As a member of the U.S. Senate Appropriations Committee, Sen. Brian Schatz played a key role in securing those funds. For his presentation to committee leaders, his staff identified areas of need in Hawaiʻi by meeting with, among others, state legislators and representatives from Gov. David Ige’s office, OHA, DHHL, the Department of Education, the Department of Business, Economic Development and Tourism and the Pacific Basin Telehealth Resource Center.

“Families are all trying to live, work, and distance learn from home, so staying connected to the internet is critical,” Schatz said. “This new money will help DHHL implement new programs that will help pay for internet services or devices, so that Native Hawaiian families that need it most can get online from home and stay safe.”

According to William Ailā, chairman of the Hawaiian Homes Commission, the broadband monies will be coming through the U.S. Department of Commerce. At press time, DHHL was awaiting specific instructions from that department, so it can design and implement an appropriate plan.

Meanwhile, DHHL has received $2.4 million for its COVID-19 Emergency Rental Assistance Program ( and has partnered with the Council for Native Hawaiian Advancement (CNHA) to administer it. Those who meet the criteria can receive assistance for up to 12 months and possibly a three-month extension (granted on a case-by-case basis).

CNHA is accepting applications based on the following criteria (proper documentation is required). Applicants must be:

  • On DHHL’s waiting list for a homestead lot
  • A renter in Hawaiʻi
  • At least 18 years old
  • Unemployed for more than 90 days, had a reduction in household income and/or is homeless or in an unstable housing situation
  • And have income less than 80 percent of Hawaiʻi’s median annual household income

“We’re still in uncertain times, with many people in our community facing financial challenges and other hardships,” Ailā said. “DHHL is working diligently to ensure they’re able to keep a roof over their heads through prudent use of the federal funds.”

Hawaiʻi might also be able to obtain a portion of an additional $25 million, which the latest COVID-19 relief bill has designated for the Community Development Financial Institutions Fund (CDFI). These funds will expand CDFI’s grant, lending and investment capabilities to help residents, small businesses and nonprofit organizations in disadvantaged communities with primarily American Indian, Native Hawaiian and Alaska Native populations, thus revitalizing and generating economic growth there. Among other benefits, recipients of CDFI assistance can start businesses, finance their first homes, and launch new programs and build new facilities at schools, health centers and community centers.

On a related note, on February 11, Schatz was named chairman of the Senate Committee on Indian Affairs, which studies the unique challenges of Native Peoples and proposes legislation to address them.
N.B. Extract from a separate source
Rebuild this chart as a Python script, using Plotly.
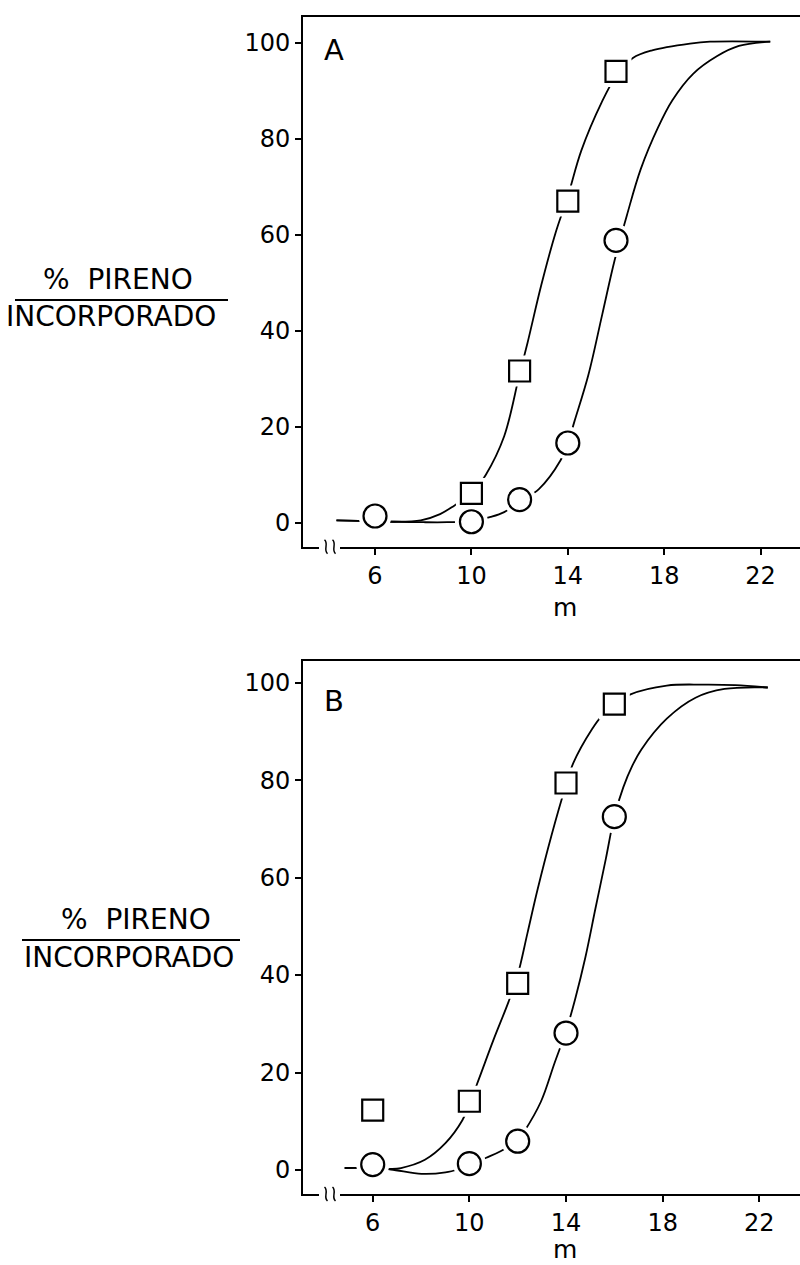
import plotly.graph_objects as go

# ---- data -------------------------------------------------------------
# chain length m on the x axis, % pyrene incorporated on the y axis
x_ticks = [6, 10, 14, 18, 22]
y_ticks = [0, 20, 40, 60, 80, 100]

# Panel A: measured points
a_sq_m = [10, 12, 14, 16]
a_sq_pct = [6.1, 31.6, 67.0, 94.0]
a_ci_m = [6, 10, 12, 14, 16]
a_ci_pct = [1.4, 0.2, 4.8, 16.6, 58.8]

# Panel A: hand-drawn fitted curves
a_sq_curve_m = [4.4, 5.3, 6.0, 6.8, 7.9, 8.7, 9.3, 10.0, 10.6, 11.36, 12.0, 12.33,
                12.9, 13.5, 14.0, 14.56, 15.4, 16.0, 16.7, 17.5, 19.07, 19.9, 22.4]
a_sq_curve_pct = [0.5, 0.4, 0.3, 0.2, 0.5, 1.8, 3.6, 6.0, 10.0, 18.0, 31.0, 37.5,
                  49.5, 60.5, 68.0, 77.5, 87.5, 93.0, 96.8, 98.4, 99.8, 100.2, 100.2]
a_ci_curve_m = [4.4, 5.3, 6.0, 6.8, 8.0, 9.0, 10.0, 10.8, 11.36, 12.0, 12.8, 13.7,
                14.0, 14.27, 14.85, 15.43, 15.94, 16.45, 17.03, 17.76, 18.34, 19.2,
                20.2, 21.1, 22.4]
a_ci_curve_pct = [0.5, 0.4, 0.3, 0.2, 0.1, 0.1, 0.3, 1.2, 2.2, 4.4, 7.0, 13.0,
                  16.5, 21.0, 30.7, 43.4, 54.6, 64.0, 73.7, 82.5, 88.0, 93.5,
                  97.2, 99.3, 100.2]

# Panel B: measured points
b_sq_m = [6, 10, 12, 14, 16]
b_sq_pct = [12.3, 14.1, 38.3, 79.4, 95.6]
b_ci_m = [6, 10, 12, 14, 16]
b_ci_pct = [1.1, 1.3, 5.9, 28.1, 72.5]

# Panel B: hand-drawn fitted curves
b_sq_curve_m = [4.84, 5.55, 6.0, 6.75, 7.17, 8.16, 9.01, 9.71, 10.0, 10.42, 10.99,
                11.62, 12.0, 12.4, 12.82, 13.39, 14.0, 14.3, 15.08, 15.5, 16.0,
                16.67, 18.17, 19.66, 21.0, 22.35]
b_sq_curve_pct = [0.4, 0.4, 0.3, 0.2, 0.4, 2.1, 5.5, 10.2, 13.5, 19.0, 26.6,
                  34.5, 40.0, 48.5, 57.5, 68.5, 79.0, 83.5, 90.5, 93.3, 95.5,
                  97.6, 99.4, 99.6, 99.5, 99.0]
b_ci_curve_m = [4.84, 5.55, 6.0, 6.75, 8.02, 9.01, 9.57, 10.0, 10.7, 11.27, 12.0,
                12.26, 12.96, 13.53, 14.0, 14.38, 14.8, 15.22, 15.65, 16.0, 16.37,
                16.75, 17.12, 18.17, 19.36, 20.56, 22.35]
b_ci_curve_pct = [0.4, 0.4, 0.3, 0.1, -0.8, -0.5, 0.2, 1.0, 2.5, 3.8, 6.0,
                  7.8, 14.0, 22.0, 28.5, 35.1, 43.6, 53.7, 63.9, 72.5, 78.5,
                  83.0, 86.3, 92.6, 96.9, 98.7, 99.0]

# ---- page geometry ------------------------------------------------------
W, H = 800, 1265
FONT = "DejaVu Sans"


def px(x):
    return x / W


def py(y):
    return 1 - y / H


fig = go.Figure()

panels = [
    dict(xa="x", ya="y",
         sq=(a_sq_m, a_sq_pct), ci=(a_ci_m, a_ci_pct),
         sq_curve=(a_sq_curve_m, a_sq_curve_pct),
         ci_curve=(a_ci_curve_m, a_ci_curve_pct)),
    dict(xa="x2", ya="y2",
         sq=(b_sq_m, b_sq_pct), ci=(b_ci_m, b_ci_pct),
         sq_curve=(b_sq_curve_m, b_sq_curve_pct),
         ci_curve=(b_ci_curve_m, b_ci_curve_pct)),
]

for p in panels:
    # fitted curves
    for cx, cy in (p["sq_curve"], p["ci_curve"]):
        fig.add_trace(go.Scatter(
            x=cx, y=cy, xaxis=p["xa"], yaxis=p["ya"], mode="lines",
            line=dict(color="black", width=1.8, shape="spline", smoothing=1.0),
            hoverinfo="skip", showlegend=False))
    # white halos so the curves stop short of the symbols
    for (mx, my), sym, size in ((p["sq"], "square", 31), (p["ci"], "circle", 33)):
        fig.add_trace(go.Scatter(
            x=mx, y=my, xaxis=p["xa"], yaxis=p["ya"], mode="markers",
            marker=dict(symbol=sym, size=size, color="white", line=dict(width=0)),
            hoverinfo="skip", showlegend=False))
    # open symbols
    for (mx, my), sym, size in ((p["sq"], "square", 21), (p["ci"], "circle", 23)):
        fig.add_trace(go.Scatter(
            x=mx, y=my, xaxis=p["xa"], yaxis=p["ya"], mode="markers",
            marker=dict(symbol=sym, size=size, color="white",
                        line=dict(color="black", width=2.2)),
            showlegend=False))

x_dom = [px(303), 1.0]
axis_common = dict(showgrid=False, zeroline=False, showline=True, linecolor="black",
                   linewidth=2, ticks="outside", ticklen=6, tickwidth=1.6,
                   tickcolor="black", tickfont=dict(family=FONT, size=24, color="black"))

fig.update_layout(
    width=W, height=H, margin=dict(l=0, r=0, t=0, b=0),
    paper_bgcolor="white", plot_bgcolor="white",
    xaxis=dict(domain=x_dom, range=[3.012, 23.635], anchor="y", mirror=True,
               tickvals=x_ticks, **axis_common),
    yaxis=dict(domain=[py(546.7), py(16.7)], range=[-5.0, 105.4], anchor="x",
               tickvals=y_ticks, **axis_common),
    xaxis2=dict(domain=x_dom, range=[3.115, 23.684], anchor="y2", mirror=True,
                tickvals=x_ticks, **axis_common),
    yaxis2=dict(domain=[py(1194), py(660.7)], range=[-4.93, 104.5], anchor="x2",
                tickvals=y_ticks, **axis_common),
)

annotations = []
shapes = []


def text(t, x, y, size):
    annotations.append(dict(text=t, x=px(x), y=py(y), xref="paper", yref="paper",
                            xanchor="center", yanchor="middle", showarrow=False,
                            font=dict(family=FONT, size=size, color="black")))


# panel letters
text("A", 334, 50.5, 29)
text("B", 333.5, 701, 29)
# x axis titles
text("m", 565, 607, 25)
text("m", 565, 1249, 25)
# y axis titles written as a fraction
for (cx1, cy1, lx0, lx1, ly, cx2, cy2) in ((117.5, 279, 15, 228, 300, 111, 316.5),
                                          (135.5, 919, 22, 240, 940, 128.5, 957.5)):
    text("%\u00a0\u00a0PIRENO", cx1, cy1, 28)
    text("INCORPORADO", cx2, cy2, 28)
    shapes.append(dict(type="line", xref="paper", yref="paper",
                       x0=px(lx0), x1=px(lx1), y0=py(ly), y1=py(ly),
                       line=dict(color="black", width=1.8)))

# axis break marks on the x axes
for ay in (546.7, 1194):
    shapes.append(dict(type="rect", xref="paper", yref="paper",
                       x0=px(319), x1=px(340), y0=py(ay + 3), y1=py(ay - 3),
                       fillcolor="white", line=dict(width=0), layer="above"))
    for sx in (326, 334):
        path = (f"M {px(sx - 1.5)},{py(ay - 7)} "
                f"C {px(sx + 3)},{py(ay - 3)} {px(sx - 3)},{py(ay + 3)} "
                f"{px(sx + 1.5)},{py(ay + 7)}")
        shapes.append(dict(type="path", xref="paper", yref="paper", path=path,
                           line=dict(color="black", width=1.5), layer="above"))

fig.update_layout(annotations=annotations, shapes=shapes)

fig.write_html("out.html")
Senator Schatz met with President Biden, who has committed more than $28 billion in health and economic relief for Native Peoples in his American Rescue Plan.

“As the new chairman of the Senate Indian Affairs Committee, my job is to deliver federal funding to Native communities,” Schatz said. “We are already working on the next relief package, so we expect more help in the coming months.”

Cheryl Chee Tsutsumi has written 12 books and countless newspaper, magazine and website articles about Hawaiʻi’s history, culture, food and lifestyle.